▶ **Data block**

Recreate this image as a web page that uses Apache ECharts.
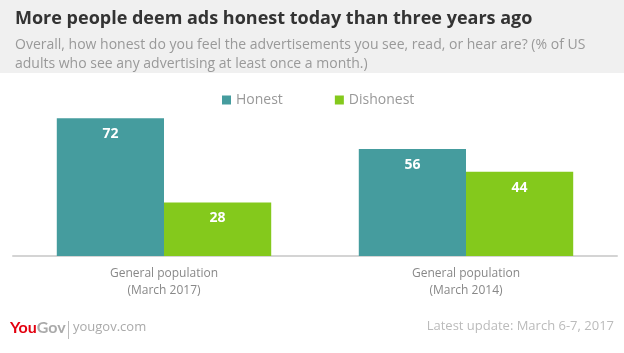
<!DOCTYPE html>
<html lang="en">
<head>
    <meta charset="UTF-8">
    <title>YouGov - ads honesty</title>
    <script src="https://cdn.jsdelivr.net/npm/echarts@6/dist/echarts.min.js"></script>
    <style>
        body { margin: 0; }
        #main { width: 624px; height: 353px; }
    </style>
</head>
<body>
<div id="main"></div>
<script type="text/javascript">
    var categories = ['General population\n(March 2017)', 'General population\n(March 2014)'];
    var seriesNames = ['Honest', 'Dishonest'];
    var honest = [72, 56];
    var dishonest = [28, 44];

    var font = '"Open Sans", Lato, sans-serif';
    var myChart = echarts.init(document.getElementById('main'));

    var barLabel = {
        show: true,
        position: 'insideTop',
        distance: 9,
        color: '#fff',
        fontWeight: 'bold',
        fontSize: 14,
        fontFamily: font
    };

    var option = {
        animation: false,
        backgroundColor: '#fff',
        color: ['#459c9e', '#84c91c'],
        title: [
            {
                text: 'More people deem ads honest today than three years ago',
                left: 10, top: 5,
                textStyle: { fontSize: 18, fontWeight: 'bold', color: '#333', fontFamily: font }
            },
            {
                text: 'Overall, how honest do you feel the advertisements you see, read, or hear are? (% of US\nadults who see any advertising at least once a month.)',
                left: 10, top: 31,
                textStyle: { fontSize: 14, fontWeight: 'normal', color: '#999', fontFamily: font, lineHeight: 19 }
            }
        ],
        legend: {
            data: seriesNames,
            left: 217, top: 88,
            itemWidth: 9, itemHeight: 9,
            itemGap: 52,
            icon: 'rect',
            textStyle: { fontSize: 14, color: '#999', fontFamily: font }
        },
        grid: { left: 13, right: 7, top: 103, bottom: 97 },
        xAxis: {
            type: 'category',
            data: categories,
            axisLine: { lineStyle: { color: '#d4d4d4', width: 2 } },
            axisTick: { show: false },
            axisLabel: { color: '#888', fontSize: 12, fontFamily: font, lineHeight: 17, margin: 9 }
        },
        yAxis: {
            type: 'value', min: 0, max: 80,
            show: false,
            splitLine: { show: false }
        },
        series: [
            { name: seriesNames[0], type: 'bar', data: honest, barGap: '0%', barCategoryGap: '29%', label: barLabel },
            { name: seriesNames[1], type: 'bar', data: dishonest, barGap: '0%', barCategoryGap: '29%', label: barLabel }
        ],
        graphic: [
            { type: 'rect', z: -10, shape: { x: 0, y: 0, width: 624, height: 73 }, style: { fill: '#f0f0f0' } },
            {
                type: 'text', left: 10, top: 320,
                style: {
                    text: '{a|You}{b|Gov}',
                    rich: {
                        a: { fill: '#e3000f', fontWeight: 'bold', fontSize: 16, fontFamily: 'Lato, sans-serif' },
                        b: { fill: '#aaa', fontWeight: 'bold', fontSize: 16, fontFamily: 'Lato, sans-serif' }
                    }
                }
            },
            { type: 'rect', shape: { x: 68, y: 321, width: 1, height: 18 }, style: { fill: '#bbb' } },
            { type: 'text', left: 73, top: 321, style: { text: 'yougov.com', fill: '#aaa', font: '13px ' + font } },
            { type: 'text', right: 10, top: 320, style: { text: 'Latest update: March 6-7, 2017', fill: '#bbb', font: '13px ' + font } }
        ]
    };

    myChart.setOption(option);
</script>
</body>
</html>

▶ **Goal of the exercise**
Print out the whole of the material word for word, without pictures.

▶ **Exercise solution**
Recreate this image as a web page that uses Apache ECharts.
<!DOCTYPE html>
<html lang="en">
<head>
    <meta charset="UTF-8">
    <title>YouGov - ads honesty</title>
    <script src="https://cdn.jsdelivr.net/npm/echarts@6/dist/echarts.min.js"></script>
    <style>
        body { margin: 0; }
        #main { width: 624px; height: 353px; }
    </style>
</head>
<body>
<div id="main"></div>
<script type="text/javascript">
    var categories = ['General population\n(March 2017)', 'General population\n(March 2014)'];
    var seriesNames = ['Honest', 'Dishonest'];
    var honest = [72, 56];
    var dishonest = [28, 44];

    var font = '"Open Sans", Lato, sans-serif';
    var myChart = echarts.init(document.getElementById('main'));

    var barLabel = {
        show: true,
        position: 'insideTop',
        distance: 9,
        color: '#fff',
        fontWeight: 'bold',
        fontSize: 14,
        fontFamily: font
    };

    var option = {
        animation: false,
        backgroundColor: '#fff',
        color: ['#459c9e', '#84c91c'],
        title: [
            {
                text: 'More people deem ads honest today than three years ago',
                left: 10, top: 5,
                textStyle: { fontSize: 18, fontWeight: 'bold', color: '#333', fontFamily: font }
            },
            {
                text: 'Overall, how honest do you feel the advertisements you see, read, or hear are? (% of US\nadults who see any advertising at least once a month.)',
                left: 10, top: 31,
                textStyle: { fontSize: 14, fontWeight: 'normal', color: '#999', fontFamily: font, lineHeight: 19 }
            }
        ],
        legend: {
            data: seriesNames,
            left: 217, top: 88,
            itemWidth: 9, itemHeight: 9,
            itemGap: 52,
            icon: 'rect',
            textStyle: { fontSize: 14, color: '#999', fontFamily: font }
        },
        grid: { left: 13, right: 7, top: 103, bottom: 97 },
        xAxis: {
            type: 'category',
            data: categories,
            axisLine: { lineStyle: { color: '#d4d4d4', width: 2 } },
            axisTick: { show: false },
            axisLabel: { color: '#888', fontSize: 12, fontFamily: font, lineHeight: 17, margin: 9 }
        },
        yAxis: {
            type: 'value', min: 0, max: 80,
            show: false,
            splitLine: { show: false }
        },
        series: [
            { name: seriesNames[0], type: 'bar', data: honest, barGap: '0%', barCategoryGap: '29%', label: barLabel },
            { name: seriesNames[1], type: 'bar', data: dishonest, barGap: '0%', barCategoryGap: '29%', label: barLabel }
        ],
        graphic: [
            { type: 'rect', z: -10, shape: { x: 0, y: 0, width: 624, height: 73 }, style: { fill: '#f0f0f0' } },
            {
                type: 'text', left: 10, top: 320,
                style: {
                    text: '{a|You}{b|Gov}',
                    rich: {
                        a: { fill: '#e3000f', fontWeight: 'bold', fontSize: 16, fontFamily: 'Lato, sans-serif' },
                        b: { fill: '#aaa', fontWeight: 'bold', fontSize: 16, fontFamily: 'Lato, sans-serif' }
                    }
                }
            },
            { type: 'rect', shape: { x: 68, y: 321, width: 1, height: 18 }, style: { fill: '#bbb' } },
            { type: 'text', left: 73, top: 321, style: { text: 'yougov.com', fill: '#aaa', font: '13px ' + font } },
            { type: 'text', right: 10, top: 320, style: { text: 'Latest update: March 6-7, 2017', fill: '#bbb', font: '13px ' + font } }
        ]
    };

    myChart.setOption(option);
</script>
</body>
</html>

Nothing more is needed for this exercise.